また大きな波が来る前にトーハクへ(その3)
過日トーハクに行った時、今回は刀装具もガッツリ見ようって決めてました。
刀装具の本を読んで以来、刀装具のことも大好きになったんです。
日本の工芸技術が集約って感じで、螺鈿が使われてたり七宝焼が使われてたりとても綺麗。
そういうデコラティブなところをまじまじと見つめたいので、刀装具を見る場合は単眼鏡必須です。

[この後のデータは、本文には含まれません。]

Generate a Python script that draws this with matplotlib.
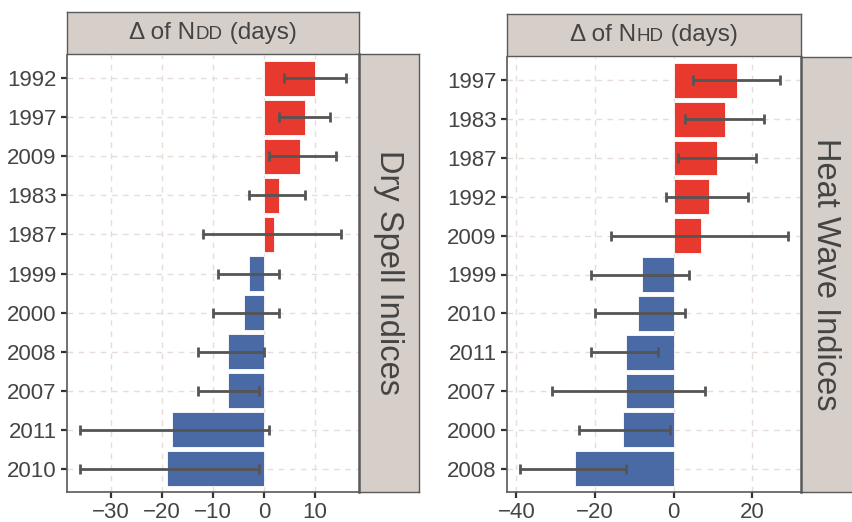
import numpy as np
import matplotlib
matplotlib.use('Agg')
import matplotlib.pyplot as plt
from matplotlib.offsetbox import TextArea, HPacker, AnchoredOffsetbox

plt.rcParams['font.family'] = ['Liberation Sans', 'DejaVu Sans']

# Dry spell (NDD)
dry_years = ['1992', '1997', '2009', '1983', '1987', '1999', '2000', '2008', '2007', '2011', '2010']
dry_vals = [10, 8, 7, 3, 2, -3, -4, -7, -7, -18, -19]
dry_lo = [4, 3, 1, -3, -12, -9, -10, -13, -13, -36, -36]
dry_hi = [16, 13, 14, 8, 15, 3, 3, 0, -1, 1, -1]
dry_xticks = [-30, -20, -10, 0, 10]

# Heat wave (NHD)
heat_years = ['1997', '1983', '1987', '1992', '2009', '1999', '2010', '2011', '2007', '2000', '2008']
heat_vals = [16, 13, 11, 9, 7, -8, -9, -12, -12, -13, -25]
heat_lo = [5, 3, 1, -2, -16, -21, -20, -21, -31, -24, -39]
heat_hi = [27, 23, 21, 19, 29, 4, 3, -4, 8, -1, -12]
heat_xticks = [-40, -20, 0, 20]

RED = '#e8392f'
BLUE = '#4a6aa6'
STRIP = '#d6cec9'
EDGE = '#595959'
TXT = '#444444'
GRID = '#e6dcd8'

W, H = 853, 522
fig = plt.figure(figsize=(W / 100, H / 100), dpi=100)


def px(x0, y0, x1, y1):
    # pixel box -> figure fraction rect
    return [x0 / W, 1 - y1 / H, (x1 - x0) / W, (y1 - y0) / H]


def panel(box, top_box, side_box, years, vals, lo, hi, xticks, sub):
    ax = fig.add_axes(px(*box))
    vals = np.array(vals)
    lo = np.array(lo)
    hi = np.array(hi)
    y = np.arange(len(years))
    colors = [RED if v > 0 else BLUE for v in vals]
    ax.barh(y, vals, height=0.9, color=colors, edgecolor='white', linewidth=0.6, zorder=2)
    ax.errorbar(vals, y, xerr=[vals - lo, hi - vals], fmt='none', ecolor='#555555',
                elinewidth=2, capsize=3.5, capthick=2, zorder=3)

    span = hi.max() - lo.min()
    ax.set_xlim(lo.min() - 0.05 * span, hi.max() + 0.05 * span)
    ax.set_ylim(len(years) - 0.4, -0.6)
    ax.set_yticks(y)
    ax.set_yticklabels(years)
    ax.set_xticks(xticks)
    ax.set_xticklabels([str(t).replace('-', '\u2212') for t in xticks])
    ax.grid(True, linestyle=(0, (4, 4)), color=GRID, linewidth=1.0, zorder=0)
    ax.set_axisbelow(True)
    for s in ['top', 'right']:
        ax.spines[s].set_visible(False)
    for s in ['left', 'bottom']:
        ax.spines[s].set_color(EDGE)
        ax.spines[s].set_linewidth(1.2)
    ax.tick_params(axis='both', colors='#333333', labelcolor=TXT, labelsize=16,
                   length=4, width=1.6)

    # top strip
    st = fig.add_axes(px(*top_box))
    st.set_xticks([])
    st.set_yticks([])
    st.set_facecolor(STRIP)
    for s in st.spines.values():
        s.set_color(EDGE)
        s.set_linewidth(1.0)
    parts = [TextArea('\u0394 of N', textprops=dict(size=17.5, color=TXT)),
             TextArea(sub, textprops=dict(size=13.6, color=TXT)),
             TextArea(' (days)', textprops=dict(size=17.5, color=TXT))]
    pack = HPacker(children=parts, align='baseline', pad=0, sep=0)
    anc = AnchoredOffsetbox(loc='center', child=pack, frameon=False,
                            bbox_to_anchor=(0.5, 0.5), bbox_transform=st.transAxes,
                            borderpad=0, pad=0)
    st.add_artist(anc)

    # side strip
    ss = fig.add_axes(px(*side_box))
    ss.set_xticks([])
    ss.set_yticks([])
    ss.set_facecolor(STRIP)
    for s in ss.spines.values():
        s.set_color(EDGE)
        s.set_linewidth(1.0)
    ss.spines['left'].set_linewidth(1.8)
    return ax


panel((67, 55, 359, 492), (67, 12, 359, 54), (359, 54, 419, 492),
      dry_years, dry_vals, dry_lo, dry_hi, dry_xticks, 'DD')
panel((507, 57, 801, 492), (507, 14, 801, 56), (801, 57, 870, 492),
      heat_years, heat_vals, heat_lo, heat_hi, heat_xticks, 'HD')

fig.text(389 / W, 1 - 273 / H, 'Dry Spell Indices', rotation=-90, ha='center', va='center',
         size=23.5, color=TXT)
fig.text(826 / W, 1 - 274 / H, 'Heat Wave Indices', rotation=-90, ha='center', va='center',
         size=23.5, color=TXT)

fig.savefig('out.png', dpi=100, facecolor='white')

今の時期は来年の干支にちなんだ虎モチーフが多かったです。
こちらは『猛虎図小柄』という村上如竹の作品。
虎の目の部分、よく見るとガラス玉のように反射が見えます。
まだまだ刀装具や技法のことは知らないことばかりなので、ただただ「こんな小さなところにガラス玉埋め込むなんてすごいなぁ」と感心してしまいます。
虎の刀装具はこちらも。
作者は江戸時代を代表する名工と名高い横谷宗珉。
黒い虎と金の虎の喧嘩を彫刻した作品。
18世紀の作品ということもあり、戰のない時代のものです。
戦う武士のための刀装具とはちょっとかけ離れた時代ですが、なんとも勇ましいテーマです。
干支繋がりでいえば、こちらの『十二支図三所物』。
十二支モチーフの刀装具セットです。
上から小柄、目貫、笄(こうがい)です。
三所物(みところもの)とは、この3点をワンセットとする呼び方だそうです。
この3種の中に十二支が集約されてます。
私は早々にどこにどの十二支がいるのか確認するのを諦めてしまったんですが、この精緻な彫刻がとにかく目をみはる。
細かい彫りは刀装具では当たり前のようにたくさんあるのですが、こちらも負けず劣らずです。
目貫はひとつにつき大体3センチ程度。
このわずかな大きさの中に3種類の動物をイキイキと表現しているのがすごい。
現代ではミニチュア作家さんがすごい技を見せてくれますが、不器用な私としては細かい作業をこなしてしまう作家さんは皆さんすごいなと思います。